■ **Aim of the task**
Exactly repeat the material, dropping every picture from the copy.

==========

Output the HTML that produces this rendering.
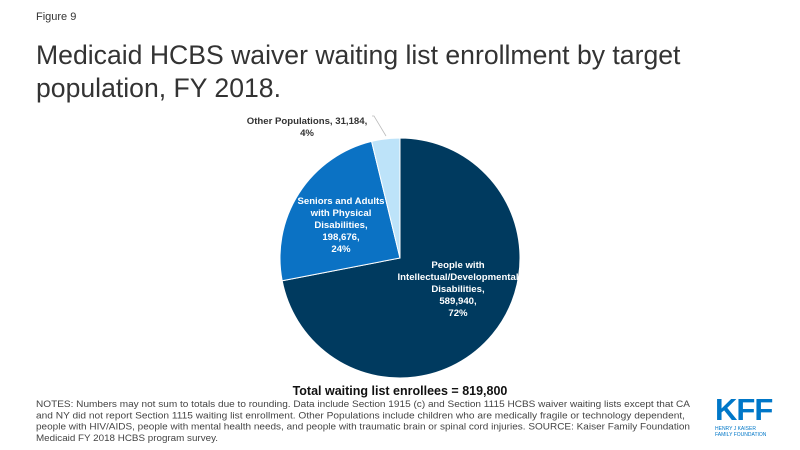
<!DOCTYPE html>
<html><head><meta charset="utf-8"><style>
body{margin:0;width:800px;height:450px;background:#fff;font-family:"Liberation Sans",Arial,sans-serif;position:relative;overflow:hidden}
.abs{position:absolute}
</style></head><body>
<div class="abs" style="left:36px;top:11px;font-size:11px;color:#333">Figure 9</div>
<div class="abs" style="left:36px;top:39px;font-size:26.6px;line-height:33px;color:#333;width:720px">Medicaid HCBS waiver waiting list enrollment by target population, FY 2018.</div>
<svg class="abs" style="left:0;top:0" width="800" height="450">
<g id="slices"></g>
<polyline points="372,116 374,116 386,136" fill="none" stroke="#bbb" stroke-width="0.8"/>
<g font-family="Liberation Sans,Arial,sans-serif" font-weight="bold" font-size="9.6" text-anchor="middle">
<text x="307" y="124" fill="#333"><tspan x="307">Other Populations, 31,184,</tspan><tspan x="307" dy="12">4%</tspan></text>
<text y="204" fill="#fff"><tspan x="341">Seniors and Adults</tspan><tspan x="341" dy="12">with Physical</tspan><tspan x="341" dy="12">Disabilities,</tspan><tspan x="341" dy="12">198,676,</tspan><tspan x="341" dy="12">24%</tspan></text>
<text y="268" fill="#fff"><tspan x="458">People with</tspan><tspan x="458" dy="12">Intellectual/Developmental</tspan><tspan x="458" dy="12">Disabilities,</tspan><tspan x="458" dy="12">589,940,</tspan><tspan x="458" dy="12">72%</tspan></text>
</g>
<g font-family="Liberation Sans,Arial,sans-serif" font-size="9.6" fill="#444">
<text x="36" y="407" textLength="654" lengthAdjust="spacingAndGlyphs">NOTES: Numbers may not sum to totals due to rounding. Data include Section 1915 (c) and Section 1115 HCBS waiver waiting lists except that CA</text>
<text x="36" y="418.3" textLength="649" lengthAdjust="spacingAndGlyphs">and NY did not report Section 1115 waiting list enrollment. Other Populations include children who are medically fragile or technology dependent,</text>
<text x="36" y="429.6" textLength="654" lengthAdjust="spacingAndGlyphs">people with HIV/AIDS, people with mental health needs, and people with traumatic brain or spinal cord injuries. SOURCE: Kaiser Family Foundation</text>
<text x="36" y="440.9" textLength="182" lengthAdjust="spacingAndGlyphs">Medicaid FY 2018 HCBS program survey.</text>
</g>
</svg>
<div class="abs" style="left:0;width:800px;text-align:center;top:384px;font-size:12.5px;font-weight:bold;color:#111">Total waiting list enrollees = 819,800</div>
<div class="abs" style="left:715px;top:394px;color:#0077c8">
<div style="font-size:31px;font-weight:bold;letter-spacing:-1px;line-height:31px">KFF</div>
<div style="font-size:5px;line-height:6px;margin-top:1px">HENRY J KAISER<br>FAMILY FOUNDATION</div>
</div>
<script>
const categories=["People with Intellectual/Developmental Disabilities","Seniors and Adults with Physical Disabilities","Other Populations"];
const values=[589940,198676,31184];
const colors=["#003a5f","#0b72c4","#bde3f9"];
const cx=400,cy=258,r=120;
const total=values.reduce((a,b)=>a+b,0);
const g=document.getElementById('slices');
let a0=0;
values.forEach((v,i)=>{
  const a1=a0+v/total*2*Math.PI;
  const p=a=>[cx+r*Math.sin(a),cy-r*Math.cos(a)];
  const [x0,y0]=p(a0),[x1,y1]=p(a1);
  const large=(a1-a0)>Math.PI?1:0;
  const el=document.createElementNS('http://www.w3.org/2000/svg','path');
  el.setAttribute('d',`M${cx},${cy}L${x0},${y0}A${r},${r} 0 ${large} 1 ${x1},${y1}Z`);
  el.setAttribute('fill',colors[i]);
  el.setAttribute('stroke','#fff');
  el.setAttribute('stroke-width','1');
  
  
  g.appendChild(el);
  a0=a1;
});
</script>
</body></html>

==========

■ **Result below**
Output the HTML that produces this rendering.
<!DOCTYPE html>
<html><head><meta charset="utf-8"><style>
body{margin:0;width:800px;height:450px;background:#fff;font-family:"Liberation Sans",Arial,sans-serif;position:relative;overflow:hidden}
.abs{position:absolute}
</style></head><body>
<div class="abs" style="left:36px;top:11px;font-size:11px;color:#333">Figure 9</div>
<div class="abs" style="left:36px;top:39px;font-size:26.6px;line-height:33px;color:#333;width:720px">Medicaid HCBS waiver waiting list enrollment by target population, FY 2018.</div>
<svg class="abs" style="left:0;top:0" width="800" height="450">
<g id="slices"></g>
<polyline points="372,116 374,116 386,136" fill="none" stroke="#bbb" stroke-width="0.8"/>
<g font-family="Liberation Sans,Arial,sans-serif" font-weight="bold" font-size="9.6" text-anchor="middle">
<text x="307" y="124" fill="#333"><tspan x="307">Other Populations, 31,184,</tspan><tspan x="307" dy="12">4%</tspan></text>
<text y="204" fill="#fff"><tspan x="341">Seniors and Adults</tspan><tspan x="341" dy="12">with Physical</tspan><tspan x="341" dy="12">Disabilities,</tspan><tspan x="341" dy="12">198,676,</tspan><tspan x="341" dy="12">24%</tspan></text>
<text y="268" fill="#fff"><tspan x="458">People with</tspan><tspan x="458" dy="12">Intellectual/Developmental</tspan><tspan x="458" dy="12">Disabilities,</tspan><tspan x="458" dy="12">589,940,</tspan><tspan x="458" dy="12">72%</tspan></text>
</g>
<g font-family="Liberation Sans,Arial,sans-serif" font-size="9.6" fill="#444">
<text x="36" y="407" textLength="654" lengthAdjust="spacingAndGlyphs">NOTES: Numbers may not sum to totals due to rounding. Data include Section 1915 (c) and Section 1115 HCBS waiver waiting lists except that CA</text>
<text x="36" y="418.3" textLength="649" lengthAdjust="spacingAndGlyphs">and NY did not report Section 1115 waiting list enrollment. Other Populations include children who are medically fragile or technology dependent,</text>
<text x="36" y="429.6" textLength="654" lengthAdjust="spacingAndGlyphs">people with HIV/AIDS, people with mental health needs, and people with traumatic brain or spinal cord injuries. SOURCE: Kaiser Family Foundation</text>
<text x="36" y="440.9" textLength="182" lengthAdjust="spacingAndGlyphs">Medicaid FY 2018 HCBS program survey.</text>
</g>
</svg>
<div class="abs" style="left:0;width:800px;text-align:center;top:384px;font-size:12.5px;font-weight:bold;color:#111">Total waiting list enrollees = 819,800</div>
<div class="abs" style="left:715px;top:394px;color:#0077c8">
<div style="font-size:31px;font-weight:bold;letter-spacing:-1px;line-height:31px">KFF</div>
<div style="font-size:5px;line-height:6px;margin-top:1px">HENRY J KAISER<br>FAMILY FOUNDATION</div>
</div>
<script>
const categories=["People with Intellectual/Developmental Disabilities","Seniors and Adults with Physical Disabilities","Other Populations"];
const values=[589940,198676,31184];
const colors=["#003a5f","#0b72c4","#bde3f9"];
const cx=400,cy=258,r=120;
const total=values.reduce((a,b)=>a+b,0);
const g=document.getElementById('slices');
let a0=0;
values.forEach((v,i)=>{
  const a1=a0+v/total*2*Math.PI;
  const p=a=>[cx+r*Math.sin(a),cy-r*Math.cos(a)];
  const [x0,y0]=p(a0),[x1,y1]=p(a1);
  const large=(a1-a0)>Math.PI?1:0;
  const el=document.createElementNS('http://www.w3.org/2000/svg','path');
  el.setAttribute('d',`M${cx},${cy}L${x0},${y0}A${r},${r} 0 ${large} 1 ${x1},${y1}Z`);
  el.setAttribute('fill',colors[i]);
  el.setAttribute('stroke','#fff');
  el.setAttribute('stroke-width','1');
  
  
  g.appendChild(el);
  a0=a1;
});
</script>
</body></html>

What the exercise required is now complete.